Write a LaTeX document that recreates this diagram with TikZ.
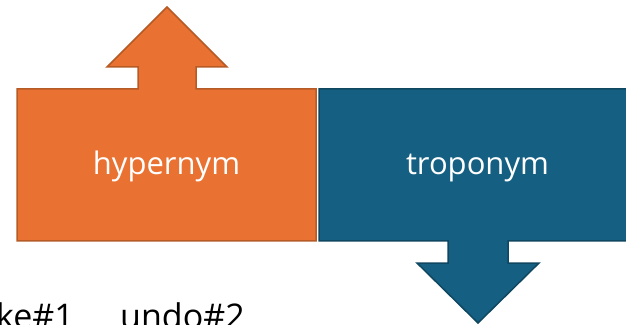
\documentclass[tikz,border=0pt]{standalone}
\usepackage{fontspec}
\setmainfont{Open Sans}
\usepackage{tikz}

\definecolor{relorange}{HTML}{E97132}
\definecolor{relorangeline}{HTML}{B65A26}
\definecolor{relblue}{HTML}{156082}
\definecolor{relblueline}{HTML}{0F4761}

\begin{document}
\begin{tikzpicture}[x=1pt, y=1pt,
            every node/.style = {inner sep=0pt, font=\fontsize{31}{37}\selectfont},
            relshape/.style = {line width=1.5pt, line join=miter},
            sense/.style = {font=\fontsize{34}{41}\selectfont, text=black}]
        \useasboundingbox (0,0) rectangle (626,324);
        \clip (0,0) rectangle (626,324);
        % hypernym box with arrow up
        \draw[relshape, fill=relorange, draw=relorangeline]
            (17,235) -- (138,235) -- (138,257) -- (107,257) -- (167,317)
            -- (227,257) -- (196,257) -- (196,235) -- (316,235)
            -- (316,83) -- (17,83) -- cycle;
        % troponym box with arrow down
        \draw[relshape, fill=relblue, draw=relblueline]
            (319,235) -- (636,235) -- (636,83) -- (508,83) -- (508,61)
            -- (539,61) -- (478,1) -- (417,61) -- (448,61) -- (448,83)
            -- (319,83) -- cycle;
        \node[anchor=base, text=white] (hyper) at (166.5,149) {hypernym};
        \node[anchor=base, text=white] (tropo) at (477.5,149) {troponym};
        % senses below
        \node[sense, anchor=base east] (make) at (74,-4) {ke\#1};
        \node[sense, anchor=base west] (undo) at (120,-4) {undo\#2};
\end{tikzpicture}
\end{document}
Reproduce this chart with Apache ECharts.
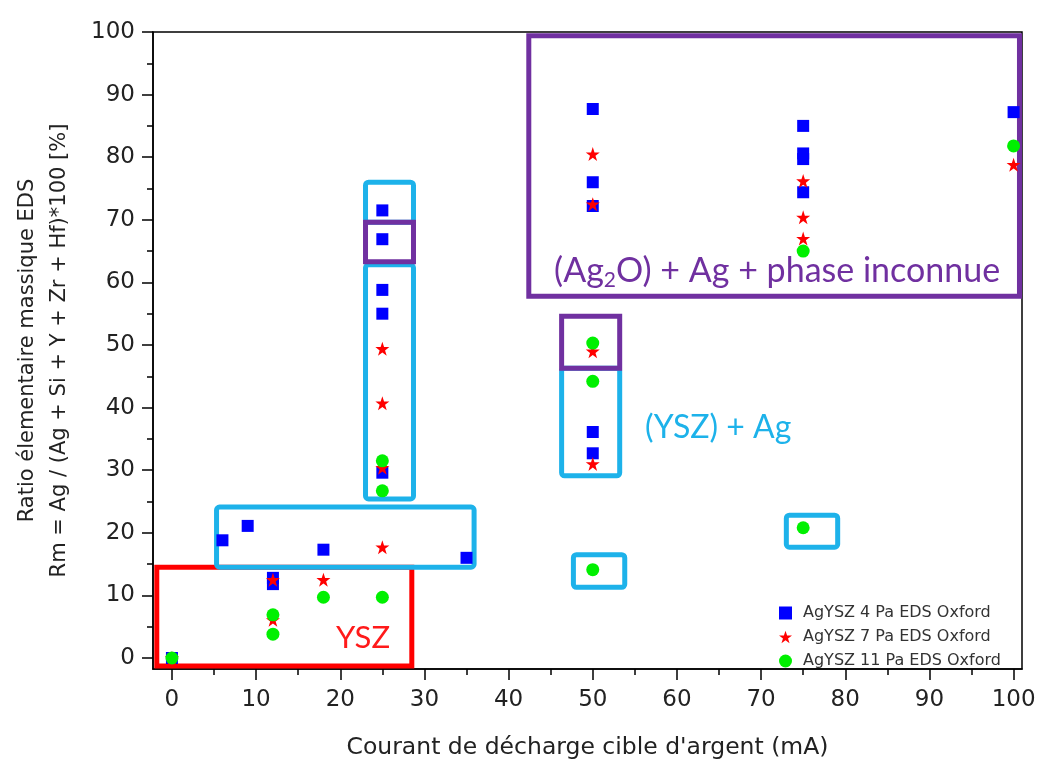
_ _ _ _ _
▶ _What you should do_
Search the entries for the word "this", then gather every line that has it.

▶ _Result below_
Write a LaTeX document that recreates this diagram with TikZ.
Reproduce this chart with Apache ECharts.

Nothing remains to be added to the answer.